Check ownership, consortium partners, and third parties before bidding.

This area is commonly overlooked, especially where bids are submitted through consortiums, temporary joint ventures, or projects where a significant part of the contract will be performed by third parties.

Argentina’s Corporate Criminal Liability Law expressly states that integrity programs may include procedures to verify the integrity and track record of third parties and business partners, including suppliers, service providers, agents, and intermediaries. Consequently, third-party review is a sensible anti-corruption step before submission – not only after award.

The same is true for consortium structures. Where bidders undertake to form a temporary joint venture, current public procurement rules require that each member individually satisfy the standards to contract with a public administration, and that the offer includes specific commitments on joint and several liability, continuity of the vehicle, and unified representation.

The composition of the joint venture cannot be changed after submission without the contracting authority’s express consent. For that reason, best practice is checking ownership, control, partners, and key third parties before submission, rather than trying to fix the structure later. Correcting ownership or partner issues after submission is rarely a viable strategy.
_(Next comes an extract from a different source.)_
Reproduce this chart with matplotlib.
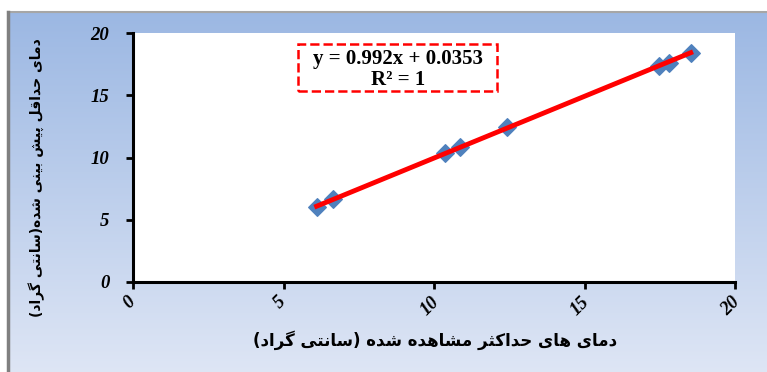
import numpy as np
import matplotlib.pyplot as plt
import matplotlib.transforms as mtransforms
from matplotlib.patches import Rectangle

# observed vs predicted minimum temperature
observed = [6.1, 6.65, 10.37, 10.86, 12.41, 17.47, 17.8, 18.53]
predicted = [6.06, 6.68, 10.38, 10.88, 12.41, 17.32, 17.61, 18.36]
slope = 0.992
intercept = 0.0353
ticks = [0, 5, 10, 15, 20]

eq_line = 'y = 0.992x + 0.0353'
r2_line = 'R² = 1'
xlabel_fa = 'دمای های حداکثر مشاهده شده (سانتی گراد)'
ylabel_fa = 'دمای حداقل پیش بینی شده(سانتی گراد)'

# simple arabic/persian shaping (no reshaper lib available)
forms = {
    'ا': ('\uFE8D', '\uFE8E', None, None),
    'آ': ('\uFE81', '\uFE82', None, None),
    'ب': ('\uFE8F', '\uFE90', '\uFE91', '\uFE92'),
    'پ': ('\uFB56', '\uFB57', '\uFB58', '\uFB59'),
    'ت': ('\uFE95', '\uFE96', '\uFE97', '\uFE98'),
    'ث': ('\uFE99', '\uFE9A', '\uFE9B', '\uFE9C'),
    'ح': ('\uFEA1', '\uFEA2', '\uFEA3', '\uFEA4'),
    'د': ('\uFEA9', '\uFEAA', None, None),
    'ر': ('\uFEAD', '\uFEAE', None, None),
    'س': ('\uFEB1', '\uFEB2', '\uFEB3', '\uFEB4'),
    'ش': ('\uFEB5', '\uFEB6', '\uFEB7', '\uFEB8'),
    'ق': ('\uFED5', '\uFED6', '\uFED7', '\uFED8'),
    'ک': ('\uFB8E', '\uFB8F', '\uFB90', '\uFB91'),
    'گ': ('\uFB92', '\uFB93', '\uFB94', '\uFB95'),
    'ل': ('\uFEDD', '\uFEDE', '\uFEDF', '\uFEE0'),
    'م': ('\uFEE1', '\uFEE2', '\uFEE3', '\uFEE4'),
    'ن': ('\uFEE5', '\uFEE6', '\uFEE7', '\uFEE8'),
    'ه': ('\uFEE9', '\uFEEA', '\uFEEB', '\uFEEC'),
    'و': ('\uFEED', '\uFEEE', None, None),
    'ی': ('\uFBFC', '\uFBFD', '\uFBFE', '\uFBFF'),
}


def shape(s):
    out = []
    for i, ch in enumerate(s):
        if ch not in forms:
            out.append(ch)
            continue
        prev = s[i - 1] if i > 0 else ''
        nxt = s[i + 1] if i + 1 < len(s) else ''
        join_prev = prev in forms and forms[prev][2] is not None
        join_next = nxt in forms and forms[ch][2] is not None
        iso, fin, ini, med = forms[ch]
        if join_prev and join_next:
            out.append(med)
        elif join_prev:
            out.append(fin)
        elif join_next:
            out.append(ini)
        else:
            out.append(iso)
    vis = ''.join(out)[::-1]
    return vis.translate(str.maketrans('()', ')('))


fig = plt.figure(figsize=(7.67, 3.72), dpi=100)

# gradient background panel
bg = fig.add_axes([0, 0, 1, 1])
bg.set_xlim(0, 767)
bg.set_ylim(372, 0)
bg.axis('off')
grad = np.linspace(0, 1, 256).reshape(-1, 1)
top = np.array([0.61, 0.72, 0.89])
bot = np.array([0.87, 0.90, 0.96])
img = top + (bot - top) * grad[:, :, None]
bg.imshow(img, extent=[8, 767, 372, 12], aspect='auto')
bg.plot([8, 767], [12, 12], color='#a6a6a6', lw=1.5)
bg.plot([8, 8], [12, 372], color='#808080', lw=2.5)

ax = fig.add_axes([133 / 767, 1 - 282 / 372, (735 - 133) / 767, (282 - 33) / 372])
ax.set_facecolor('white')

ax.scatter(observed, predicted, marker='D', s=80, color='#4f81bd', zorder=3)
xs = np.array([min(observed), max(observed)])
ax.plot(xs, slope * xs + intercept, color='red', lw=3.5, zorder=4)

ax.set_xlim(0, 20)
ax.set_ylim(0, 20)
ax.set_xticks(ticks)
ax.set_yticks(ticks)
for s in ['top', 'right']:
    ax.spines[s].set_visible(False)
for s in ['left', 'bottom']:
    ax.spines[s].set_linewidth(2.2)
ax.tick_params(direction='out', length=5, width=2)
ax.tick_params(axis='y', pad=12)
ax.tick_params(axis='x', pad=3)
tick_font = dict(family='Liberation Serif', weight='bold', style='italic', size=13.5)
ax.set_xticklabels([str(t) for t in ticks], fontdict=tick_font, rotation=45,
                   ha='center', va='top')
shift = mtransforms.ScaledTranslation(-4 / 100, 0, fig.dpi_scale_trans)
for lab in ax.get_xticklabels():
    lab.set_transform(lab.get_transform() + shift)
ax.set_yticklabels([str(t) for t in ticks], fontdict=tick_font)

# trendline equation box
ax.add_patch(Rectangle((0.274, 0.767), 0.331, 0.189, transform=ax.transAxes,
                       fc='white', ec='red', ls='--', lw=1.8, zorder=5))
ax.text(0.44, 0.897, eq_line, transform=ax.transAxes, ha='center', va='center',
        family='Liberation Serif', weight='bold', size=15, zorder=6)
ax.text(0.44, 0.812, r2_line, transform=ax.transAxes, ha='center', va='center',
        family='Liberation Serif', weight='bold', size=15, zorder=6)

fig.text(435 / 767, 1 - 340 / 372, shape(xlabel_fa), ha='center', va='center',
         family='DejaVu Sans', weight='bold', size=12)
fig.text(37 / 767, 1 - 178 / 372, shape(ylabel_fa), ha='center', va='center',
         rotation=90, family='DejaVu Sans', weight='bold', size=10)

fig.savefig('out.png', dpi=100)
Check exclusion and conflicts of interest before the authority does.

Bidders are encouraged to conduct ownership and conflict mapping before the contracting authority begins its review.

Since January 2026, Decree No. 5/2026 has broadened the exclusion rule tied to World Bank and Inter-American Development Bank exclusion lists. It now states that individuals and entities included on those lists for corrupt, fraudulent, collusive, coercive, obstructive, or misappropriation-related conduct – or for any other ground covered by those lists – are barred while that status remains in place. This effectively turns pre-bid screening into a necessity.

Conflicts of interest should also be checked early. Under Decree No. 202/2017, any individual person participating in a public procurement procedure before bodies of the National Public Sector must file a Declaration of Interests stating whether certain links exist with senior officials.

For corporations and publicly listed companies (for shareholders with more than 5 percent of the share capital), the review goes beyond the company itself and extends to legal representatives, parent or controlled companies, and shareholders or partners with enough participation or influence to shape the company’s will.

Failure to file that declaration on time may be grounds for exclusion from the procedure.

Check that the integrity framework is well supported.

In Argentina, having the right policies is only half the equation. The other half is being able to prove them – on paper, on time, and in the format the procurement rules expect. The bidder must be able to support that framework with the documents required (Decree No. 277/2018).

Under the current procurement rules, bidders must submit a sworn statement confirming the existence of an adequate integrity program for contracts with values high enough to require approval at minister level or above.

For that purpose, bidders may attach the Integrity and Transparency Registry for Companies and Entities (Registro de integridad, RITE) submission generated through the RITE platform – the site provided by the Anti-Corruption Office to make all the relevant checks – or, alternatively, may use the official sworn-statement model.

In practice, companies are encouraged to consider evidence from the outset, not at the end of the process. A strong compliance framework may still fall short if the supporting documents are incomplete, outdated, or not ready when the bid is submitted.

Conclusion

In 2026, the strongest bidders in Argentina are expected to be those who can translate integrity into bid-ready evidence, before the contracting authority asks for it.

Companies considering participation in public tenders in Argentina are encouraged to ensure these elements are addressed well before the bidding process begins.

In public procurement, compliance is not what bidders claim to have – it is what they can prove, when it matters.